**Source data:**
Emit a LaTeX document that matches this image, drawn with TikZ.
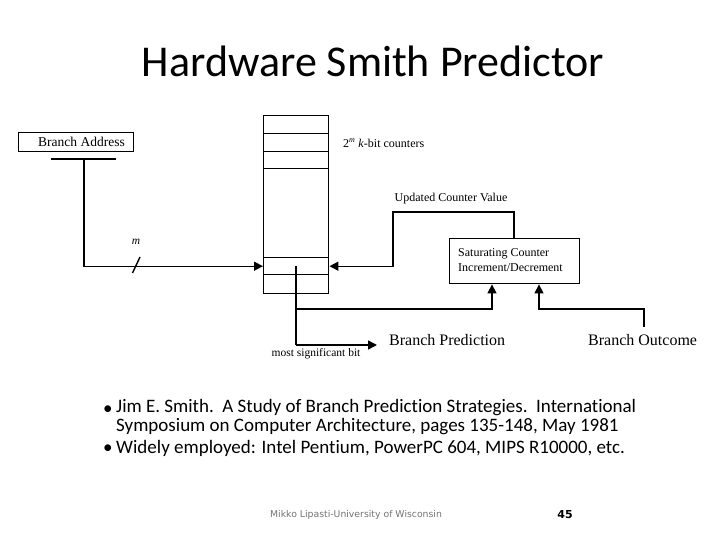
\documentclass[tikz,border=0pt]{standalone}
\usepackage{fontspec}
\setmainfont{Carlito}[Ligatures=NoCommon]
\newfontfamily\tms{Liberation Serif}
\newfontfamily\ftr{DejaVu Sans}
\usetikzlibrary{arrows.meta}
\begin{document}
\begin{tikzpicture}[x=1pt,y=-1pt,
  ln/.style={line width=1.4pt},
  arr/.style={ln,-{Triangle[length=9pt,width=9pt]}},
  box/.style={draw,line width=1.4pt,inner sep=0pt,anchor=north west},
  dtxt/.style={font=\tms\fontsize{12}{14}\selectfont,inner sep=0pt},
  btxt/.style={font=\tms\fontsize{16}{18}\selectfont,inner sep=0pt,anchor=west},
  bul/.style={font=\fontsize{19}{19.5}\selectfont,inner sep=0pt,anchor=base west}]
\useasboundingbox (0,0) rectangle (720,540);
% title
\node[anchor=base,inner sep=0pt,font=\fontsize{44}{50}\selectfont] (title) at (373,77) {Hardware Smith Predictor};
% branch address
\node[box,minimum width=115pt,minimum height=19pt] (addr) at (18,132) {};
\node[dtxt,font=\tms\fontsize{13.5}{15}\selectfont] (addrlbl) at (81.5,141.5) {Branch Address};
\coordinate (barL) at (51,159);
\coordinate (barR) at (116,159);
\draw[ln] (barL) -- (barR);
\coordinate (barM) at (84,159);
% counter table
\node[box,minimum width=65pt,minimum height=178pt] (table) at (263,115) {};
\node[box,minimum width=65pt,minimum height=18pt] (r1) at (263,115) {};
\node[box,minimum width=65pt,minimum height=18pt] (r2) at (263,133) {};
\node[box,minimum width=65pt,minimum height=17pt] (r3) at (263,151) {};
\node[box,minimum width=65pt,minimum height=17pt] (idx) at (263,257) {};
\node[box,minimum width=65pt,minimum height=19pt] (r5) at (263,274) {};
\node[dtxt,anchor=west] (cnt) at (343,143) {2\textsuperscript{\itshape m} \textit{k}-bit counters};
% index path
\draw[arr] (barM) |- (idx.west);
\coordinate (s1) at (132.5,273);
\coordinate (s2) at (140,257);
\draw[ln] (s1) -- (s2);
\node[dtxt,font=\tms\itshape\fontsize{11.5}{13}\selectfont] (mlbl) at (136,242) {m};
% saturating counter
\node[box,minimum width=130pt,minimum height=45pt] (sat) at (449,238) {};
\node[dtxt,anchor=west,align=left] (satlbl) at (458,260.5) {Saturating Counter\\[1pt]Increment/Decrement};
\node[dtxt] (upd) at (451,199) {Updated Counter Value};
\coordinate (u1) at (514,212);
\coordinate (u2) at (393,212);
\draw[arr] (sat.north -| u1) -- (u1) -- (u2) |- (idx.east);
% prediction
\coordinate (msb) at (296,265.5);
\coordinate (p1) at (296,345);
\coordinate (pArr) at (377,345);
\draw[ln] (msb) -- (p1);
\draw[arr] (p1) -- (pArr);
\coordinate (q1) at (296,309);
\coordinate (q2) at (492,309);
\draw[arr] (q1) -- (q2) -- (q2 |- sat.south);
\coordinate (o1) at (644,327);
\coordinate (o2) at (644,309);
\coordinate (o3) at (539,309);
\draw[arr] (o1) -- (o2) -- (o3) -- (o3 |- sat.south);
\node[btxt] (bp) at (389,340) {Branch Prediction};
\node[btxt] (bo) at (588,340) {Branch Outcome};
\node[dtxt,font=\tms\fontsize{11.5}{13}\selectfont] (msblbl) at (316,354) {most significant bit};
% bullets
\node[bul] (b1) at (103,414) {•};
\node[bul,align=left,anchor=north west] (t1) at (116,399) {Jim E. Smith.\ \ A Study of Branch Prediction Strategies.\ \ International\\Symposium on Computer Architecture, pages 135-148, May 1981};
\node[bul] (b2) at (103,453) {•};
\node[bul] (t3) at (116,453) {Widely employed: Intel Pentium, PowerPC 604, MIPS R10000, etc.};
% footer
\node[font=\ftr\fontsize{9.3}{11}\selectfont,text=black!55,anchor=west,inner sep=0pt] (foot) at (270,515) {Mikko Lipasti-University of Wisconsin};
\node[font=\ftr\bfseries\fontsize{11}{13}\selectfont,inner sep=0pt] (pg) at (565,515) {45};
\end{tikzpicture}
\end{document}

**What the task asks:**
Do not copy the pictures, but repeat every line exactly.

**Answer for the task:**
Emit a LaTeX document that matches this image, drawn with TikZ.
\documentclass[tikz,border=0pt]{standalone}
\usepackage{fontspec}
\setmainfont{Carlito}[Ligatures=NoCommon]
\newfontfamily\tms{Liberation Serif}
\newfontfamily\ftr{DejaVu Sans}
\usetikzlibrary{arrows.meta}
\begin{document}
\begin{tikzpicture}[x=1pt,y=-1pt,
  ln/.style={line width=1.4pt},
  arr/.style={ln,-{Triangle[length=9pt,width=9pt]}},
  box/.style={draw,line width=1.4pt,inner sep=0pt,anchor=north west},
  dtxt/.style={font=\tms\fontsize{12}{14}\selectfont,inner sep=0pt},
  btxt/.style={font=\tms\fontsize{16}{18}\selectfont,inner sep=0pt,anchor=west},
  bul/.style={font=\fontsize{19}{19.5}\selectfont,inner sep=0pt,anchor=base west}]
\useasboundingbox (0,0) rectangle (720,540);
% title
\node[anchor=base,inner sep=0pt,font=\fontsize{44}{50}\selectfont] (title) at (373,77) {Hardware Smith Predictor};
% branch address
\node[box,minimum width=115pt,minimum height=19pt] (addr) at (18,132) {};
\node[dtxt,font=\tms\fontsize{13.5}{15}\selectfont] (addrlbl) at (81.5,141.5) {Branch Address};
\coordinate (barL) at (51,159);
\coordinate (barR) at (116,159);
\draw[ln] (barL) -- (barR);
\coordinate (barM) at (84,159);
% counter table
\node[box,minimum width=65pt,minimum height=178pt] (table) at (263,115) {};
\node[box,minimum width=65pt,minimum height=18pt] (r1) at (263,115) {};
\node[box,minimum width=65pt,minimum height=18pt] (r2) at (263,133) {};
\node[box,minimum width=65pt,minimum height=17pt] (r3) at (263,151) {};
\node[box,minimum width=65pt,minimum height=17pt] (idx) at (263,257) {};
\node[box,minimum width=65pt,minimum height=19pt] (r5) at (263,274) {};
\node[dtxt,anchor=west] (cnt) at (343,143) {2\textsuperscript{\itshape m} \textit{k}-bit counters};
% index path
\draw[arr] (barM) |- (idx.west);
\coordinate (s1) at (132.5,273);
\coordinate (s2) at (140,257);
\draw[ln] (s1) -- (s2);
\node[dtxt,font=\tms\itshape\fontsize{11.5}{13}\selectfont] (mlbl) at (136,242) {m};
% saturating counter
\node[box,minimum width=130pt,minimum height=45pt] (sat) at (449,238) {};
\node[dtxt,anchor=west,align=left] (satlbl) at (458,260.5) {Saturating Counter\\[1pt]Increment/Decrement};
\node[dtxt] (upd) at (451,199) {Updated Counter Value};
\coordinate (u1) at (514,212);
\coordinate (u2) at (393,212);
\draw[arr] (sat.north -| u1) -- (u1) -- (u2) |- (idx.east);
% prediction
\coordinate (msb) at (296,265.5);
\coordinate (p1) at (296,345);
\coordinate (pArr) at (377,345);
\draw[ln] (msb) -- (p1);
\draw[arr] (p1) -- (pArr);
\coordinate (q1) at (296,309);
\coordinate (q2) at (492,309);
\draw[arr] (q1) -- (q2) -- (q2 |- sat.south);
\coordinate (o1) at (644,327);
\coordinate (o2) at (644,309);
\coordinate (o3) at (539,309);
\draw[arr] (o1) -- (o2) -- (o3) -- (o3 |- sat.south);
\node[btxt] (bp) at (389,340) {Branch Prediction};
\node[btxt] (bo) at (588,340) {Branch Outcome};
\node[dtxt,font=\tms\fontsize{11.5}{13}\selectfont] (msblbl) at (316,354) {most significant bit};
% bullets
\node[bul] (b1) at (103,414) {•};
\node[bul,align=left,anchor=north west] (t1) at (116,399) {Jim E. Smith.\ \ A Study of Branch Prediction Strategies.\ \ International\\Symposium on Computer Architecture, pages 135-148, May 1981};
\node[bul] (b2) at (103,453) {•};
\node[bul] (t3) at (116,453) {Widely employed: Intel Pentium, PowerPC 604, MIPS R10000, etc.};
% footer
\node[font=\ftr\fontsize{9.3}{11}\selectfont,text=black!55,anchor=west,inner sep=0pt] (foot) at (270,515) {Mikko Lipasti-University of Wisconsin};
\node[font=\ftr\bfseries\fontsize{11}{13}\selectfont,inner sep=0pt] (pg) at (565,515) {45};
\end{tikzpicture}
\end{document}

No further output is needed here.